Il cosiddetto “calendario del cibo italiano” festeggia il pan di spagna il 25 maggio.
E Giovanni Battista Cabona, cuoco-pasticciere nativo di Crocefieschi, nell’entroterra genovese, sarebbe forse stato ignorato dagli storici per quanto attiene a gran parte delle sue abilità culinarie. Ma a metà del XVIII secolo seguì il diplomatico genovese Domenico Pallavicini (rampollo d’una influente dinastia nobile) alla corte madrilena di Ferdinando VI. Ivi, chiamato a ideare un dolce per un banchetto, ispirandosi a biscotti savoiardi e portoghesi * creò quella che chiamiamo oggi alternativamente pâte génoise (per la quale si lavorano gli ingredienti a bagnomaria a 45°C) ** e pan di spagna (si lavorano gli ingredienti a freddo).
L’idea ebbe tal successo (in primis, pare, fra i toreri!), e di riflesso tal eco, che nel 1855, interno al programma d’esami per pasticcieri della severa scuola di Berlino, il pan di spagna figurava tra le materie di prova obbligatorie, insieme alla battuta al cioccolato e mandorla per la già celeberrima Sacher.
La ricetta del pan di spagna non a caso figura al n. 599 dell’Artusi:
“Uova, n. 6. Zucchero fine in polvere, grammi 170. Farina d’Ungheria o finissima, grammi 170. Odore di scorza di limone a chi piace.
Dimenate prima i rossi d’uovo con lo zucchero, poi aggiungete la farina, asciugata al fuoco o al sole, e dopo una lavorazione di circa mezz’ora versateci due cucchiaiate delle sei chiare montate per rammorbidire il composto, indi il resto mescolando adagio. Potreste anche montare le uova sul fuoco come nel Dolce alla napoletana n. 586. Cuocetelo al forno”.
Naturalmente la ricetta era comparsa anche nella “Cuciniera genovese” di Giobatta Ratto (1863), meno famosa ma precedente all’Artusi, e parimenti “cosmopolita”, al numero 434:
“Prendete 12 uova, separatene i tuorli dai bianchi e per mezz’ora sbattete prima i tuorli, unitevi poscia 300 grammi di zucchero in polvere e nuovamente sbattete per un’altra mezz’ora, aggiungendovi qualche cucchiaio di acqua di fior di arancio. Sbattete quindi bene i 12 bianchi e quando saranno montati a fiocca uniteli ai tuorli e continuate a sbattere insieme unendovi un poco alla volta 300 grammi di fior di farina. Versate finalmente questa pasta in una padella quadra o rotonda con orlo alto quattro o cinque centimetri, unta prima di burro e ponetela a cuocere in forno a lento fuoco. Quando avrà ottenuta la sua cottura, toglietela e spolverizzatela di zucchero.”

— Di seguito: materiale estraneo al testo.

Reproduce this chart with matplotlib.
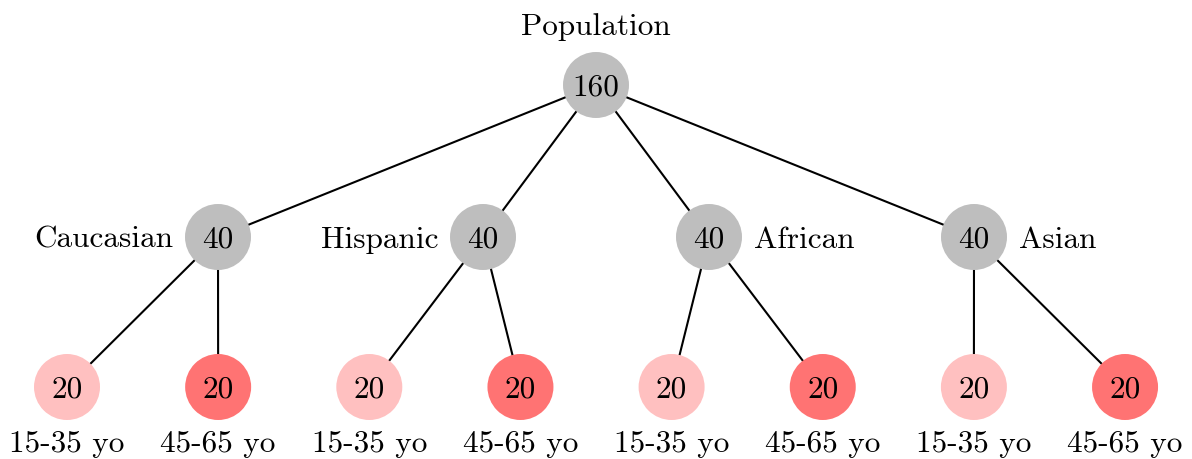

Mi occorre quindi solo aggiungere che il pan di spagna “compone” dolci che caso per caso si possono abbinare a Moscati o a passiti (in genere a bacca bianca), e nella foto ti propongo Amico lettore una piccola collezione di Sciacchetrà d’antan…
Umberto Curti
* negli antichi ricettari portoghesi (‘600) figurano dei “biscoutos de la reyna” molto simili, li illustra appropriatamente – lavorando gli ingredienti a freddo – un cuoco di corte, Domingos Rodrigues, nel suo Arte de cozinha (dividida em quatro partes…)
** ma si avvicina alla génoise una ricetta del trattato “Il confetturiere piemontese” (1790), dove si nomina un pan di Spagna “pane di Santa Genevieffa”, il che complica la ricostruzione storica, dato che parrebbe un omaggio alla santa francese, sulla falsariga di alcuni “petits pains de Sainte Geneviève” citati da Marie-Charles Louis d’Albert, quinto duca di Luynes, nel 1747.